## Begin EXERCISE DATA

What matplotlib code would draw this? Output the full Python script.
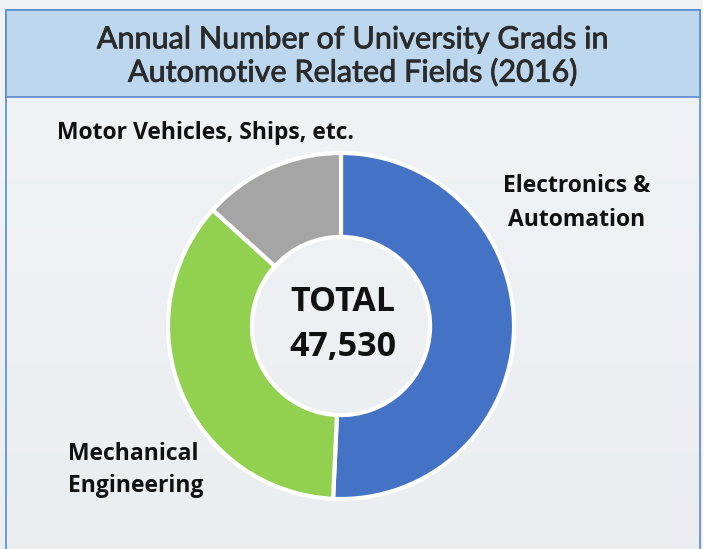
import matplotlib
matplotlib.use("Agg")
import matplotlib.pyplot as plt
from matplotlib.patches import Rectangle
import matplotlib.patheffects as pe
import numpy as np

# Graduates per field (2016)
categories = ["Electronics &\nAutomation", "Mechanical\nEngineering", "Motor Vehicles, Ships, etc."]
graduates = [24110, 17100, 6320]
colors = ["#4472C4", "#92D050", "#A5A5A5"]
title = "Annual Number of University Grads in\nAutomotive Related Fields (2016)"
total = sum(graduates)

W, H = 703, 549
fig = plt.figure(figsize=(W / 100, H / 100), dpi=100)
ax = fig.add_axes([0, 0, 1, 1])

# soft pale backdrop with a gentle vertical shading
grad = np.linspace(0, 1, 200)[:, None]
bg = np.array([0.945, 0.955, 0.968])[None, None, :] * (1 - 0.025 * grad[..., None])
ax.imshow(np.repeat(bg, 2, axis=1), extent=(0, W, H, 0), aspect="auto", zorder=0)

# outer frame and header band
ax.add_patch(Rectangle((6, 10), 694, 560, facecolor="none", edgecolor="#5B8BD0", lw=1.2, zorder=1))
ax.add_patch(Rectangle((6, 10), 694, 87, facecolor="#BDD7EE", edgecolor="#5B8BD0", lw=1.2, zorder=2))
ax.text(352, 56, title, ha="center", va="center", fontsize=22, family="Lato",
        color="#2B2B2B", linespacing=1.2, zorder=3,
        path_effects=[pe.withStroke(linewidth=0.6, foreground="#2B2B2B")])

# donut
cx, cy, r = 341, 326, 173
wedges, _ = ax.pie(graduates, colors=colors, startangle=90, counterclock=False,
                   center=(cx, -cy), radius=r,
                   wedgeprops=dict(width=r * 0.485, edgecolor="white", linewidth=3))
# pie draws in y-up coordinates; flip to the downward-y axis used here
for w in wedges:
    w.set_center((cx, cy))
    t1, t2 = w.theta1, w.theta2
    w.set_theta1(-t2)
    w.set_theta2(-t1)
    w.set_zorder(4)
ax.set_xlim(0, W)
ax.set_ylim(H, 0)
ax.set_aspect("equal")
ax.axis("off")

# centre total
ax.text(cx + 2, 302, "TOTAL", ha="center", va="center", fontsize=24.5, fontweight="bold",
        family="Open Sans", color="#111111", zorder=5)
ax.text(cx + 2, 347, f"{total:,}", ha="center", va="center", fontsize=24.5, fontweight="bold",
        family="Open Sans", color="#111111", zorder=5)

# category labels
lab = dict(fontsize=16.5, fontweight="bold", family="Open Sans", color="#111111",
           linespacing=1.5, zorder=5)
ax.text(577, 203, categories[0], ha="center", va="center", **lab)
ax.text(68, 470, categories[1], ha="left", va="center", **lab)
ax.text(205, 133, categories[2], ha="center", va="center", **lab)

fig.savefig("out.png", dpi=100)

## End EXERCISE DATA
## Begin EXERCISE DATA

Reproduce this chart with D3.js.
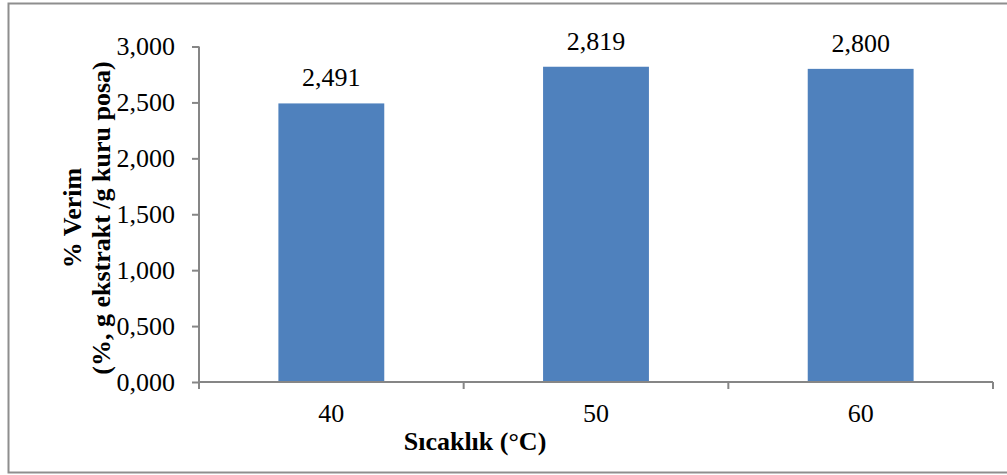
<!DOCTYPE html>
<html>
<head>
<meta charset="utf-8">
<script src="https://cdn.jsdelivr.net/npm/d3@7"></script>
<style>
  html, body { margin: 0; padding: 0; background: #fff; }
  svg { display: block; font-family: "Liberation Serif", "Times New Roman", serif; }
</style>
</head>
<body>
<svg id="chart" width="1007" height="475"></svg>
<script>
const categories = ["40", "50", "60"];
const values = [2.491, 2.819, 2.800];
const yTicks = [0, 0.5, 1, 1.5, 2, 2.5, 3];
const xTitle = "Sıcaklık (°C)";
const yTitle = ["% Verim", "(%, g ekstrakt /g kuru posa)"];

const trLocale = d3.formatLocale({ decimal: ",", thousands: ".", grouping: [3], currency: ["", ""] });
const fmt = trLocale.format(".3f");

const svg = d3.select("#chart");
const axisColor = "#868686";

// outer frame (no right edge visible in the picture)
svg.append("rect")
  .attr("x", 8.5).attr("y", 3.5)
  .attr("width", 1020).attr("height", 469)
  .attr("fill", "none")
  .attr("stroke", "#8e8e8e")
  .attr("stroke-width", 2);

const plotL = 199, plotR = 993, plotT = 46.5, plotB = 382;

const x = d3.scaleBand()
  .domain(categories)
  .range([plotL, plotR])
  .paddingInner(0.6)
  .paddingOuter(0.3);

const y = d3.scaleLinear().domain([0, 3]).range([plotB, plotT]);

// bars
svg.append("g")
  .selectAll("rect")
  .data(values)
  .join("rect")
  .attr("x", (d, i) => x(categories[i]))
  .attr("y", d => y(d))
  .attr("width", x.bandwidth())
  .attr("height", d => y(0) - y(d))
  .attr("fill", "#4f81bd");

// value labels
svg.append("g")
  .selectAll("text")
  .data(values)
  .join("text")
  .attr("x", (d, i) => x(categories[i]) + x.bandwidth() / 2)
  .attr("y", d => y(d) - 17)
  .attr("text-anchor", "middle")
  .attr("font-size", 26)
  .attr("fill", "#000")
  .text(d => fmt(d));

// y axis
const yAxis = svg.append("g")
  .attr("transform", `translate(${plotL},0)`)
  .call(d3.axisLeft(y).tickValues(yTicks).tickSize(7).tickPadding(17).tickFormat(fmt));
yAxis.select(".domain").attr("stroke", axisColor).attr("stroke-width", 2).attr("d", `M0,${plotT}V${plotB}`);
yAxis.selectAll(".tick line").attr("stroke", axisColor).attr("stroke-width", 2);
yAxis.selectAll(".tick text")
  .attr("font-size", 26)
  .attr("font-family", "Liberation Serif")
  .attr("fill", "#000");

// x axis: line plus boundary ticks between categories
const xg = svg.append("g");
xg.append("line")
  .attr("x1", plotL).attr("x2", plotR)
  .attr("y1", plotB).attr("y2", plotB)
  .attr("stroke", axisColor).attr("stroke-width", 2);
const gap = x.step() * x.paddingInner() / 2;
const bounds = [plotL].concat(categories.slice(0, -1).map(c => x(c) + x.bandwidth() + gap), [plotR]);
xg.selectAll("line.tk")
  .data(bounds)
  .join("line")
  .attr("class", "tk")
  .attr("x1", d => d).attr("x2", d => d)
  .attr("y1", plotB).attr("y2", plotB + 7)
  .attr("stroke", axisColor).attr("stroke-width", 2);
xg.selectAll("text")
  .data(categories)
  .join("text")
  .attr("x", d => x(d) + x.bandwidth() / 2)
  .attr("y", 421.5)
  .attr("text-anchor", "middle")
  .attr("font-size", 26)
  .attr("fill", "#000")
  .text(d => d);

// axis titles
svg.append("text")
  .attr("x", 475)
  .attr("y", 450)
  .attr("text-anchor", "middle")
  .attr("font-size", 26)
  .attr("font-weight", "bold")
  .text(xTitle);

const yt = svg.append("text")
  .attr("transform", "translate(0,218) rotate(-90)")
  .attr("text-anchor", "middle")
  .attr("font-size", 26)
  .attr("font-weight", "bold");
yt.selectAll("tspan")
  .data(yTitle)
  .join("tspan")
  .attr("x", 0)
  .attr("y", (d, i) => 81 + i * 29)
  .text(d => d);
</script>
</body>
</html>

## End EXERCISE DATA

[STATED EXERCISE] What's needed is an exact copy of the records above from the line containing "What matplotlib code" down to the line containing "import numpy as np", both included, without any pictures.

[RESULT OF THE TASK]
What matplotlib code would draw this? Output the full Python script.
import matplotlib
matplotlib.use("Agg")
import matplotlib.pyplot as plt
from matplotlib.patches import Rectangle
import matplotlib.patheffects as pe
import numpy as np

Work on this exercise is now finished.